The FOMC minutes from the June 14/15 meeting showed that the Fed is worried most about inflationary expectations becoming entrenched in the economy and the central bank indicated a willingness to cause a recession to defeat inflation. The 2s-10s spread inverted this week, historically an early warning sign of a recession. The biggest mistake, in the Fed’s opinion, would be to fail to restore price stability. The problem for the Fed is that interest rates are still highly negative on an inflation-adjusted basis. So, even though the Fed is being aggressive in hiking rates, overall monetary policy remains highly accommodative.

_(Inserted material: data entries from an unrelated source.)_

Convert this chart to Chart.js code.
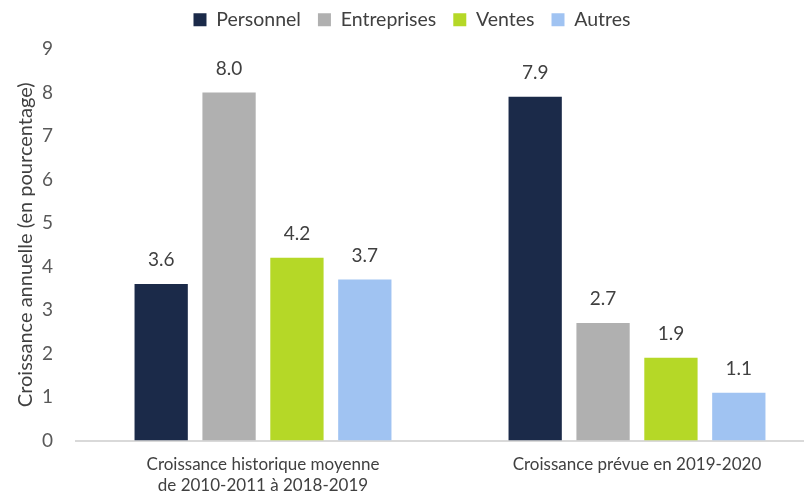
<!DOCTYPE html>
<html><head><meta charset="utf-8">
<script src="https://cdn.jsdelivr.net/npm/chart.js@4/dist/chart.umd.min.js"></script>
<style>html,body{margin:0;padding:0;overflow:hidden;background:#fff}#wrap{width:824px;height:498px}</style>
</head><body><div id="wrap"><canvas id="c" width="824" height="498"></canvas></div>
<script>
const categories = [["Croissance historique moyenne","de 2010-2011 à 2018-2019"],"Croissance prévue en 2019-2020"];
const seriesNames = ["Personnel","Entreprises","Ventes","Autres"];
const personnel = [3.6, 7.9];
const entreprises = [8.0, 2.7];
const ventes = [4.2, 1.9];
const autres = [3.7, 1.1];
const yTicks = [0,1,2,3,4,5,6,7,8,9];
const colors = ["#1B2A49","#B0B0B0","#B5D827","#A0C3F2"];
const values = [personnel, entreprises, ventes, autres];
const FONT = 'Lato, "Open Sans", sans-serif';

const labelPlugin = {
  id:'vlabels',
  afterDatasetsDraw(chart){
    const ctx = chart.ctx;
    ctx.save();
    ctx.font = '19px ' + FONT;
    ctx.fillStyle = '#404040';
    ctx.textAlign = 'center';
    ctx.textBaseline = 'middle';
    chart.data.datasets.forEach((ds,i)=>{
      chart.getDatasetMeta(i).data.forEach((el,j)=>{
        ctx.fillText(ds.data[j].toFixed(1), el.x, el.y - 24);
      });
    });
    ctx.restore();
  }
};
const legendFit = {
  id:'legendFit',
  afterInit(chart){
    const lg = chart.legend;
    const of = lg.fit;
    lg.fit = function(){ of.call(this); this.height = 56; };
  }
};

new Chart(document.getElementById('c'), {
  type:'bar',
  data:{
    labels: categories,
    datasets: seriesNames.map((n,i)=>({label:n,data:values[i],backgroundColor:colors[i],borderWidth:0,categoryPercentage:0.726,barPercentage:0.785}))
  },
  options:{
    responsive:false, animation:false,
    layout:{padding:{left:0,right:0,top:-7,bottom:-12}},
    plugins:{
      legend:{position:'top',labels:{boxWidth:13,boxHeight:13,padding:17,font:{size:19.5,family:FONT},color:'#404040',
        generateLabels(chart){return chart.data.datasets.map((d,i)=>({text:d.label,fillStyle:d.backgroundColor,strokeStyle:d.backgroundColor,lineWidth:0,datasetIndex:i,fontColor:'#404040'}));}},
        onClick:null},
      tooltip:{enabled:false}
    },
    scales:{
      x:{grid:{display:false,drawTicks:false},border:{display:true,color:'#D9D9D9',width:2},
        ticks:{color:'#404040',font:{size:17,family:FONT,lineHeight:1.22},padding:14,maxRotation:0}},
      y:{min:0,max:9,afterBuildTicks(s){s.ticks=yTicks.map(v=>({value:v}));},
        grid:{display:false,drawTicks:false},border:{display:false},
        ticks:{color:'#595959',font:{size:19,family:FONT},padding:23},
        title:{display:true,text:'Croissance annuelle (en pourcentage)',color:'#404040',font:{size:20,family:FONT},padding:{top:14,bottom:0}},
        afterFit(s){s.width=76;}}
    }
  },
  plugins:[labelPlugin,legendFit]
});
</script></body></html>
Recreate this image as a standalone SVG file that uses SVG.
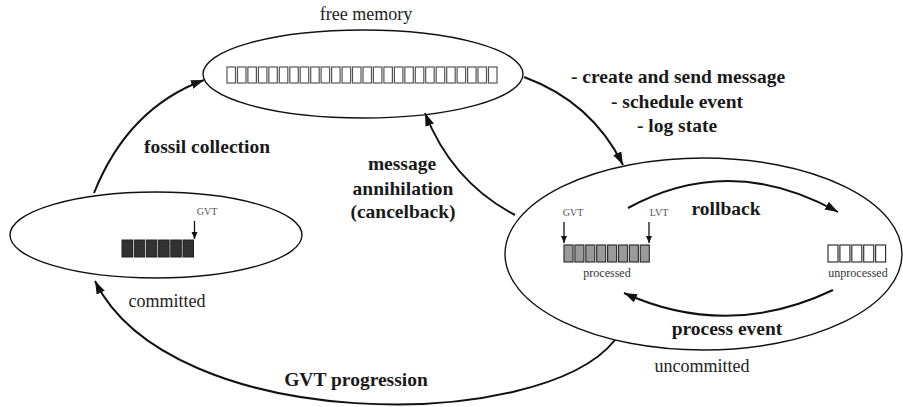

A primary concern for the MBS market in the second half this year will be the additional net supply thrown onto the market by the Federal Reserve’s change in monetary policy. Expectations are for between $150 and $180 billion in total runoff from the Fed’s balance sheet to hit the market by year’s end, combined with the conspicuous absence of the Desk’s daily MBS purchase operations. Current expectations are for another 75 BPS at the July FOMC meeting, 50 BPS in September, then 25 BPS in November and December. That is still a lot of tightening to go, and since the Fed Funds rate tends to impact the economy with a roughly nine-month lag, we haven’t even begun to feel the impact of the rate hikes we have already seen.
Forgetting the Fed Funds rate for a moment and looking at MBS, the absence of quantitative easing does not necessarily connote “quantitative tightening,” at least until the Fed begins to actively sell MBS. Yes, there is balance sheet runoff from early payoffs, but some of that is being reinvested in MBS and the minutes from the June 14/15 FOMC meeting made no mention of MBS sales. As has been broadly discussed, the Fed is attempting turn down the heat on demand (and the broader consumer economy) without causing undue hardship for firms that rely on mortgage finance.
The drop of mortgage refinancing activity due to higher rates and receding from the en fuego purchase market from the last two years will help ease the flooding of MBS supply. The type of bonds created via refinancing (the 10-year, 15-year and 20-year variety) have predictably dropped a larger percentage than aggregate gross issuance for agency mortgage bonds. Agency mortgage bonds have the advantage over investment-grade corporate bonds of having no credit risk, which in an uncertain economic environment grants it a significant advantage.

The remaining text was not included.